Dale Markham

No. 62, 72, 79, 80
- Positions: Offensive tackle, defensive end

Personal information
- Born: July 24, 1957 Whitewater, Wisconsin, U.S.
- Listed height: 6 ft 8 in (2.03 m)
- Listed weight: 280 lb (127 kg)

Career information
- High school: Whitewater (Whitewater, Wisconsin)
- College: North Dakota
- NFL draft: 1980: 11th round, 287th overall pick

Career history
- Kansas City Chiefs (1980)*; New York Giants (1980); Kansas City Chiefs (1981)*; St. Louis Cardinals (1981); Winnipeg Blue Bombers (1982)*; Oakland Invaders (1983–1985); Green Bay Packers (1985)*;
- * Offseason or practice squad member only

Career NFL statistics
- Games played: 3
- Stats at Pro Football Reference

= Dale Markham =

American football player (born 1957)

Dale Markham (born July 24, 1957) is a former player in the National Football League (NFL) for the New York Giants and St. Louis Cardinals in 1980 and 1981 as a tackle and defensive end. He played at the collegiate level at the University of North Dakota.

==Early life==
Markham was born Dale Jon Markham on July 24, 1957, in Whitewater, Wisconsin. He starred with his family in the educational shorts Farm Family in Autumn, Farm Family in Spring, Farm Family in Summer, and Farm Family in Winter. These shorts showed what life was like on the farm during different seasons.

==College career==
He played football at the University of North Dakota. During his college career, he played on the defensive line and wore jersey number 80. He graduated with a degree in industrial technology in 1980.

==Professional career==
=== Kansas City Chiefs ===
He was drafted 287th overall by the Kansas City Chiefs in the 11th round of the 1980 NFL draft. Markham was then released by the Chiefs on August 25, 1980.

=== New York Giants ===
Markham signed with the New York Giants on December 3, 1980. He would see his first NFL action on Sunday, December 21, 1980, in a home game played at Giants Stadium in East Rutherford, New Jersey, against the Oakland Raiders. He was later released by the Giants on June 23, 1981.
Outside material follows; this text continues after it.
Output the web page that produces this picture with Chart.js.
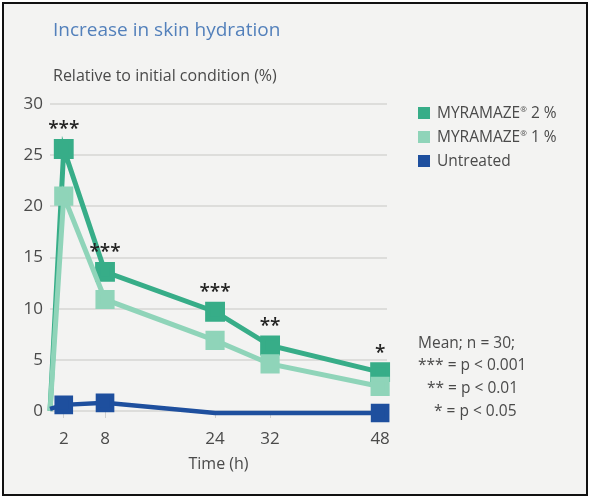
<!DOCTYPE html>
<html>
<head>
<meta charset="utf-8">
<script src="https://cdn.jsdelivr.net/npm/chart.js@4"></script>
<style>
  html, body { margin: 0; padding: 0; background: #fff; }
  body { width: 590px; height: 498px; position: relative; overflow: hidden; font-family: 'Open Sans', sans-serif; }
  #frame { position: absolute; left: 2px; top: 2px; width: 582px; height: 490px; border: 2px solid #111; background: #f3f3f2; }
  #wrap { position: absolute; left: 0; top: 0; width: 590px; height: 498px; }
  .txt { position: absolute; white-space: nowrap; color: #4a4a4a; }
  #title { left: 53px; top: 16px; font-size: 19px; color: #5380bb; }
  #ytitle { left: 53px; top: 64px; font-size: 16px; }
  .leg { position: absolute; left: 418px; font-size: 15.5px; color: #4a4a4a; white-space: nowrap; }
  .leg i { display: inline-block; width: 12px; height: 12px; margin-right: 7px; vertical-align: -1px; }
  .leg sup { font-size: 8px; vertical-align: 6px; }
  .note { position: absolute; font-size: 15.5px; color: #4a4a4a; white-space: nowrap; }
</style>
</head>
<body>
<div id="frame"></div>
<div id="wrap"><canvas id="chart" width="590" height="498"></canvas></div>
<div class="txt" id="title">Increase in skin hydration</div>
<div class="txt" id="ytitle">Relative to initial condition (%)</div>
<div class="leg" style="top:101px"><i style="background:#37ad88"></i>MYRAMAZE<sup>®</sup> 2 %</div>
<div class="leg" style="top:125px"><i style="background:#8fd4b9"></i>MYRAMAZE<sup>®</sup> 1 %</div>
<div class="leg" style="top:149px"><i style="background:#1e4f9e"></i>Untreated</div>
<div class="note" style="left:418px; top:331px">Mean; n = 30;</div>
<div class="note" style="left:418px; top:353px">*** = p &lt; 0.001</div>
<div class="note" style="left:427px; top:376px">** = p &lt; 0.01</div>
<div class="note" style="left:434px; top:399px">* = p &lt; 0.05</div>
<script>
// ===== Data =====
const hours = [0, 2, 8, 24, 32, 48];
const myramaze2 = [0, 25.6, 13.6, 9.7, 6.4, 3.8];
const myramaze1 = [0, 21.0, 10.9, 6.9, 4.6, 2.4];
const untreated = [0.2, 0.6, 0.8, -0.2, -0.2, -0.2];
const untreatedMarks = [false, true, true, false, false, true];
const xTicks = [2, 8, 24, 32, 48];
const yTicks = [0, 5, 10, 15, 20, 25, 30];
const starHours = [2, 8, 24, 32, 48];
const starLabels = ['***', '***', '***', '**', '*'];

const toPoints = (ys) => hours.map((h, i) => ({ x: h, y: ys[i] }));

// ===== Significance stars plugin =====
const starsPlugin = {
    id: 'stars',
    afterDatasetsDraw(chart) {
        const { ctx, scales } = chart;
        ctx.save();
        ctx.fillStyle = '#222';
        ctx.font = '600 19px "Open Sans"';
        ctx.textAlign = 'center';
        ctx.textBaseline = 'middle';
        starHours.forEach((h, i) => {
            const idx = hours.indexOf(h);
            const x = scales.x.getPixelForValue(h);
            const y = scales.y.getPixelForValue(myramaze2[idx]) - 19;
            ctx.fillText(starLabels[i], x, y);
        });
        ctx.restore();
    }
};

const green2 = '#37ad88';
const green1 = '#8fd4b9';
const blue = '#1e4f9e';

new Chart(document.getElementById('chart'), {
    type: 'line',
    data: {
        datasets: [
            {
                label: 'Untreated',
                data: toPoints(untreated),
                borderColor: blue,
                backgroundColor: blue,
                borderWidth: 4.5,
                pointStyle: 'rect',
                pointRadius: untreatedMarks.map(m => m ? 10 : 0),
                tension: 0,
                clip: false
            },
            {
                label: 'MYRAMAZE 1 %',
                data: toPoints(myramaze1),
                borderColor: green1,
                backgroundColor: green1,
                borderWidth: 5,
                pointStyle: 'rect',
                pointRadius: hours.map(h => h === 0 ? 0 : 10),
                tension: 0,
                clip: false
            },
            {
                label: 'MYRAMAZE 2 %',
                data: toPoints(myramaze2),
                borderColor: green2,
                backgroundColor: green2,
                borderWidth: 5,
                pointStyle: 'rect',
                pointRadius: hours.map(h => h === 0 ? 0 : 10.5),
                tension: 0,
                clip: false
            }
        ]
    },
    options: {
        responsive: false,
        animation: false,
        layout: { padding: { left: 0, top: 104, right: 203, bottom: 20 } },
        plugins: { legend: { display: false }, tooltip: { enabled: false } },
        scales: {
            x: {
                type: 'linear',
                min: 0,
                max: 49,
                afterBuildTicks: (s) => { s.ticks = xTicks.map(v => ({ value: v })); },
                afterFit: (s) => { s.height = 67; },
                border: { display: false },
                grid: { drawOnChartArea: false, drawTicks: true, tickLength: 7, color: '#cfcfcf' },
                ticks: { color: '#4a4a4a', font: { family: 'Open Sans', size: 17 }, padding: 11, autoSkip: false, maxRotation: 0 },
                title: { display: true, text: 'Time (h)', color: '#4a4a4a', font: { family: 'Open Sans', size: 16 }, padding: { top: 0 } }
            },
            y: {
                min: 0,
                max: 30,
                afterBuildTicks: (s) => { s.ticks = yTicks.map(v => ({ value: v })); },
                afterFit: (s) => { s.width = 50; },
                border: { display: false },
                grid: { color: '#dddddb', lineWidth: 2, drawTicks: false },
                ticks: { color: '#4a4a4a', font: { family: 'Open Sans', size: 17 }, padding: 7 }
            }
        }
    },
    plugins: [starsPlugin]
});
</script>
</body>
</html>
=== Second stint with Kansas City Chiefs ===
Markham was claimed on procedural waivers by the Chiefs on July 17, 1981, and then was released on August 3, 1981. During this period, he would briefly rejoin his college teammate and friend, Todd Thomas as a member of the Chiefs' roster. They remain as the only two players from North Dakota ever drafted by the Kansas City Chiefs, Markham was the first in 1980 and Thomas followed him a year later in 1981.

===St. Louis Cardinals===
On August 8, 1981, the Cardinals signed Markham off waivers from the Kansas City Chiefs and then released him on August 25, 1981. He was re-signed on December 10, 1981, and played in their final two games of the 1981 season. These games included a home game against his former team, the New York Giants and on December 20, 1981, his final regular season game as an NFL player, a road game versus the Philadelphia Eagles. In 1982, he reported to the Cardinals' Training Camp, at Eastern Illinois University in Charleston, but was released as part of the final cuts on September 6, 1982.

=== Winnipeg Blue Bombers ===
On September 14, 1982, Markham was placed on a 14-day trial with the Winnipeg Blue Bombers. This would temporarily reunite Markham with college teammates, running back Milson Jones and defensive tackle Stan Mikawos, both of whom were North Dakota alumni and on the 1982 Blue Bombers roster.

===Oakland Invaders===
Markham signed with the Oakland Invaders of the United States Football League on January 26, 1983, and went on to play in 54 regular season and four playoff games between 1983 and 1985. He was just one of nine players from the Invaders' inaugural March 6, 1983, roster that would still be around during the 1985 season. During his tenure with the Invaders, he played tackle and wore jersey number 72. On July 14, 1985, Markham played in the 1985 championship game held at Giants Stadium, the last USFL game ever played.

=== Green Bay Packers ===
Markham attended the Packers’ training camp in 1985. On August 17, 1985, he returned to a familiar venue, Giants Stadium to play in a Saturday night exhibition game against his former team, the New York Giants. Notable was that only 34-days earlier he played in the USFL championship game at this same location. The Green Bay Packers released Markham on August 28, 1985.